The Debate Over Illegal Immigration
by Isaac Ortega
Woodrow Wilson Elementary School
Mar 24, 2013 | 2336 views | 0 0 comments | 9 9 recommendations | email to a friend | print

Editor’s Note: This story is one of many submitted by Union City eighth graders as part of a gifted and talented program assignment. The stories are presented with very little editing.

Controversy, discrimination, and the degradation of American principles. These are the words used by numerous people to describe the recent controversy of illegal immigration over the past couple years in the United States. There is also a debate in the nation’s capital over the effects illegal immigration has on the United States. Some say that the migration of undocumented workers harms the economy. I, on the other hand, am of the opinion that, in a sort of paradox, illegal immigration actually aids the economy.
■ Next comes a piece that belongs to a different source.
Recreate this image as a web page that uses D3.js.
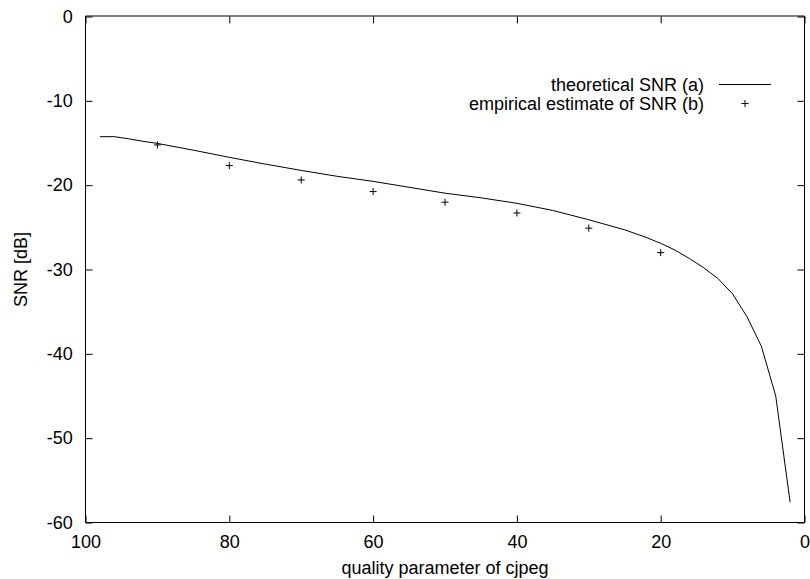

Thus, I decided to use this topic as the basis of my research for my ROGATE project. ROGATE is a program offered by The Education Information and Resource Center (EIRC). Students in this program take the SAT and have to create a research project in which they have to present at Montclair State University, and receive an award based on the quality of their presentation.

My hypothesis for my research project was “Illegal immigration is beneficial to the economic welfare of the United States.” One primary resource I used was an interview I conducted on an economist, who chose to remain anonymous. I asked multiple questions that included “Do undocumented workers take jobs away from U.S. citizens?” and “What effect does illegal immigration have on the United State’s economy? Why?” From the interview I garnered that undocumented workers take jobs away from U.S. citizens, especially those without a high school diploma. In addition, even though hiring illegal immigrants would cost an employer less money, it is highly ineffective, as well as illegal. Finally, undocumented migrant workers generally have low wages and do not earn as much as native-born citizens. As you can see, this data I gathered is very contradictive.

The other primary resource I used was a survey where the seventh graders in my middle school, Woodrow Wilson, were asked a series of question. This gave me insight in what the youth in Union City thought about the issue. Half of the seventh graders thought that they do take jobs away from citizens and about 60 percent thought that the economy was being harmed by illegal immigration. This led me to the conclusion that seventh graders thought illegal immigrants hinder the economy.

I had multiple secondary resources as well. These included an article by Aiyana Baida from highlands.com titled, “Does Illegal immigration hurt the U.S. economy?” Another was from CNN.com titled, “Illegal Workers: Good for U.S. Economy.” From these, as well as other secondary resources, I gathered that over half of the 2,000,000 crop workers in the U.S. are illegal workers. The article from highlands.com states that the positive impact on the nation’s economy is minimal, and that there is also a negative impact as well.

With all this information at hand, I had begun to formulate a conclusion. In my opinion, there are both positive, as well as negative effects, on the country’s economy to varying degrees. They do provide a form of cheap labor, but they also cost taxpayers’ money, billions of dollars worth in fact. I decided that my hypothesis is inconclusive, as it is far from definitive how much the economy is affected by illegal immigration. And thus, I have no ultimate answer to the controversy over illegal immigration.